Hat diese Erfahrung Ihnen geholfen, noch besser zu verstehen, wie es Ihren Patientinnen und Patienten ergeht?
Auf jeden Fall. Ich kenne Ohnmachtserfahrungen. Ich kenne Momente der Verzweiflung und das Gefühl, nicht mehr drüber raussehen zu können, keine Orientierung zu haben. Haltlosigkeit, Hilflosigkeit.
Gibt es auch schöne Momente, die Sie mit Patientinnen und Patienten teilen?
Definitiv. Da denke ich gleich an den Grundsatz der Palliativarbeit: „Wir geben dem Leben nicht mehr Tage, aber wir geben den Tagen mehr Leben.“ Natürlich ist da bei vielen ist das Bewusstsein: „Ich nähere mich meinem Ende.“ Und natürlich sind da tragische Situationen, die Verzweiflung der Patienten selbst oder der Angehörigen. Aber wenn die Krankheitssituation und die psychischen Belastungen als Bestandteil des Lebens akzeptiert werden, dann kann auch wieder gelacht werden. Dann ist Raum für Humor oder für lustige Sprüche.
Bereichern Sie die Gespräche auch?
Auf jeden Fall. Ich erlebe das als Geschenk, diese Lebensgeschichten hören zu dürfen, Lebensfülle zu erfahren – an belastenden, aber auch an frohen, an glücklich machenden Momenten. Wenn es aufs Sterben zugeht, passiert es oft, dass Menschen eine gewisse Lebensbilanz ziehen. Dass sie sich fragen: „Habe ich ein gutes Leben gelebt?“ Und es ist immer super, wenn Patientinnen und Patienten sagen: „Ich würde es wieder so machen.“ Das ist ja auch ganz wichtig, ein Stück weit versöhnt mit der eigenen Lebensgeschichte dem Sterben entgegenzugehen. Und daran teilhaben zu dürfen, diesen Stolz mitzuerleben – das ist bereichernd.
Das Gespräch führte Melanie Maier.
Vita Geboren wurde Thomas Blazek am 11. Mai 1964 in Bad Cannstatt. Aufgewachsen ist er in Fellbach-Oeffingen. Mittlerweile lebt er in Auenwald.
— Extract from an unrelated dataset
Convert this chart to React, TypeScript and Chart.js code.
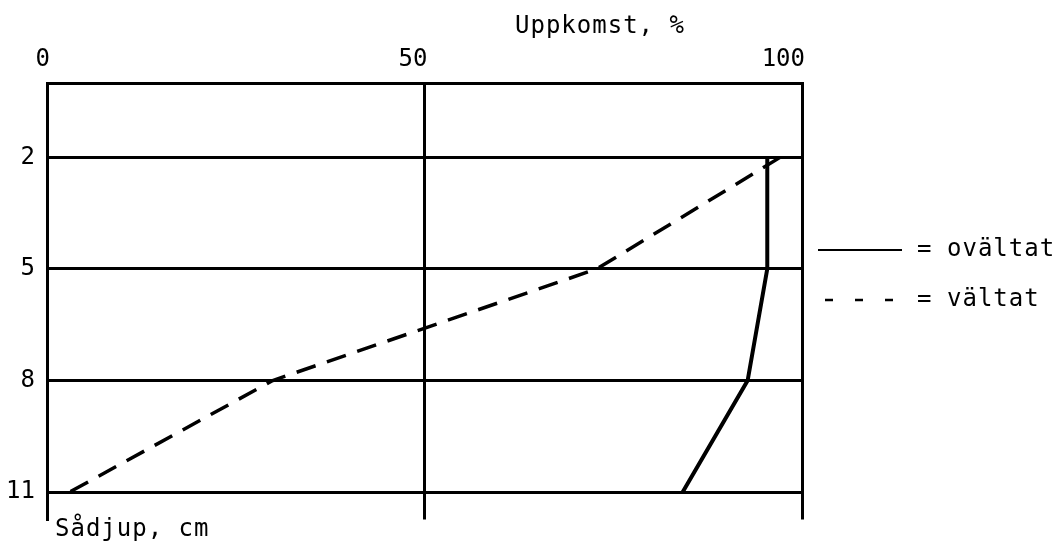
import React, { useEffect, useRef } from "react";
import { Chart, registerables } from "chart.js";

Chart.register(...registerables);

const depths = [2, 5, 8, 11];
const ovaltat = [95.4, 95.4, 92.8, 84.2];
const valtat = [97.1, 72.8, 29.9, 3.0];
const xTicks = [0, 50, 100];
const yTicks = [0, 2, 5, 8, 11];
const xTitle = "Uppkomst, %";
const yTitle = "Sådjup, cm";
const seriesNames = ["ovältat", "vältat"];

const FONT = "'DejaVu Sans Mono', monospace";

const textPlugin = {
  id: "textPlugin",
  afterDraw(chart: any) {
    const ctx = chart.ctx as CanvasRenderingContext2D;
    ctx.save();
    ctx.fillStyle = "#000";
    ctx.strokeStyle = "#000";
    ctx.font = `24px ${FONT}`;
    (ctx as any).letterSpacing = "1px";
    ctx.textBaseline = "middle";
    ctx.textAlign = "left";
    ctx.fillText(xTitle, 515, 27);
    ctx.fillText(yTitle, 55, 530);
    // legend
    ctx.lineWidth = 2;
    ctx.setLineDash([]);
    ctx.beginPath();
    ctx.moveTo(818, 250);
    ctx.lineTo(902, 250);
    ctx.stroke();
    ctx.lineWidth = 2.5;
    ctx.setLineDash([8, 22]);
    ctx.beginPath();
    ctx.moveTo(825, 300);
    ctx.lineTo(897, 300);
    ctx.stroke();
    ctx.setLineDash([]);
    ctx.fillText("=", 917, 250);
    ctx.fillText(seriesNames[0], 947, 250);
    ctx.fillText("=", 917, 300);
    ctx.fillText(seriesNames[1], 947, 300);
    ctx.restore();
  },
};

export default function App() {
  const ref = useRef<HTMLCanvasElement | null>(null);
  useEffect(() => {
    if (!ref.current) return;
    const chart = new Chart(ref.current, {
      type: "scatter",
      data: {
        datasets: [
          {
            label: seriesNames[0],
            data: depths.map((d, i) => ({ x: ovaltat[i], y: d })),
            showLine: true,
            borderColor: "#000",
            borderWidth: 4,
            pointRadius: 0,
            tension: 0,
          },
          {
            label: seriesNames[1],
            data: depths.map((d, i) => ({ x: valtat[i], y: d })),
            showLine: true,
            borderColor: "#000",
            borderWidth: 3.5,
            borderDash: [20, 12],
            pointRadius: 0,
            tension: 0,
          },
        ],
      },
      options: {
        responsive: false,
        animation: false,
        layout: { padding: { left: 0, top: 0, right: 259, bottom: 21 } },
        plugins: {
          legend: { display: false },
          tooltip: { enabled: false },
        },
        scales: {
          x: {
            type: "linear",
            position: "top",
            min: 0,
            max: 100,
            afterBuildTicks: (s: any) => {
              s.ticks = xTicks.map((v) => ({ value: v }));
            },
            afterFit: (s: any) => {
              s.height = 83;
            },
            grid: { color: "#000", lineWidth: 3, drawTicks: false },
            border: { display: true, color: "#000", width: 3 },
            ticks: {
              color: "#000",
              font: { family: FONT, size: 24 },
              align: "end",
              labelOffset: 3,
              padding: 9,
              maxRotation: 0,
            },
          },
          y: {
            type: "linear",
            position: "left",
            reverse: true,
            min: 0,
            max: 11.74,
            afterBuildTicks: (s: any) => {
              s.ticks = yTicks.map((v) => ({ value: v }));
            },
            afterFit: (s: any) => {
              s.width = 47;
            },
            grid: { color: "#000", lineWidth: 3, drawTicks: false },
            border: { display: true, color: "#000", width: 3 },
            ticks: {
              color: "#000",
              font: { family: FONT, size: 24 },
              padding: 12,
              callback: (v: any) => (v === 0 ? "" : String(v)),
            },
          },
        },
      },
      plugins: [textPlugin],
    });
    return () => chart.destroy();
  }, []);
  return (
    <div style={{ position: "fixed", left: 0, top: 0, width: 1061, height: 546, background: "#fff" }}>
      <canvas ref={ref} width={1061} height={546} style={{ display: "block" }} />
    </div>
  );
}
Karriere Schon als Jugendlicher engagierte sich Blazek in der Jugendarbeit der Deutschen Pfadfinderschaft Sankt Georg (DPSG) und war im Diözesanverband aktiv. Von 1987 bis 1994 studierte er Theologie in Tübingen. Ein Auswärtssemester absolvierte er in Trier. Dort legte er ab 1994 auch seine pastoralpraktische Ausbildung ab. 1996 bekam er die erste Festanstellung als Pastoralreferent in Cochem an der Mosel. 2005 wechselte er in die Seelsorgeeinheit Weissacher Tal. 18 Jahre lang war er dort als Pastoralreferent tätig. 2020/21 machte er eine Zusatzausbildung zum geistlichen Begleiter. Seit Juli 2022 ist er katholischer Seelsorger am Rems-Murr-Klinikum in Winnenden.
Privates Blazek ist verheiratet und hat zwei erwachsene Kinder. Einen Ausgleich von seiner Arbeit erfährt er in den Gesprächen mit seiner Familie, in der Meditation, der Schriftbetrachtung und beim handwerklichen Arbeiten im Haus und im Garten.